PORT-AU-PRINCE, Haiti — Haiti’s biggest employer has named a new chief executive to run Digicel, the mobile phone company announced Wednesday.
The Jamaica-based private company is bringing in Damian Blackburn to replace Maarten Boute, who will be leaving in March to spend more time with his family, Digicel spokeswoman Antonia Graham said.
Boute added in an email message that he was going “to do a deep recharge of (his) batteries” as he and his wife await the birth of their second child.
The new head, Blackburn, recently CEO for Digicel Honduras, has more than 14 years of experience in the telecommunications industry. He will oversee operations for the company’s largest market, Haiti, which accounts for about a quarter of its 11.1 million subscribers.
Digicel, whose Irish CEO Denis O’Brien promoted development in Haiti before the 2010 quake, has invested $600 million in the impoverished Caribbean nation since it began work in 2006. The company’s foundation has also done charitable work such as building schools and helping with other infrastructure projects.

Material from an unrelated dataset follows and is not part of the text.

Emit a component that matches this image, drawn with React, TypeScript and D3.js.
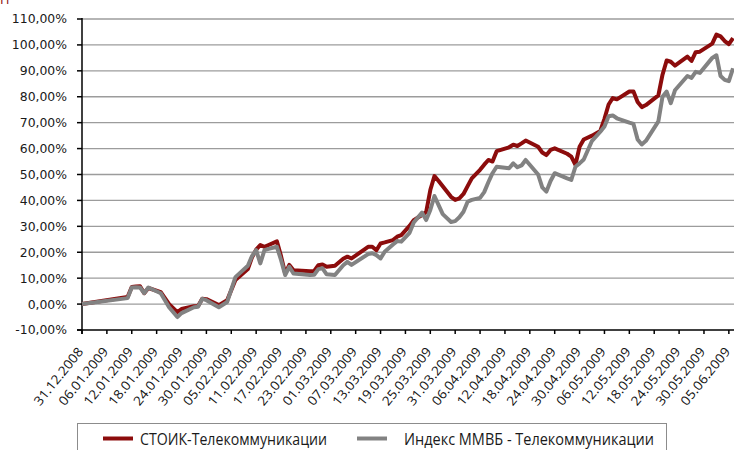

In recent months, the company erected street signs in the capital and road signs in the countryside and last year spent $18 million to renovate the historic Iron Market damaged in the quake.
In November, Digicel and Marriott International announced plans to build a $45 million, 173-room hotel in Port-au-Prince. The hotel is slated to open in 2014.
Digicel’s competitors include Voila and Natcom, a joint venture created last year between Vietnam’s Viettel and the Haitian government to replace the state-run Teleco.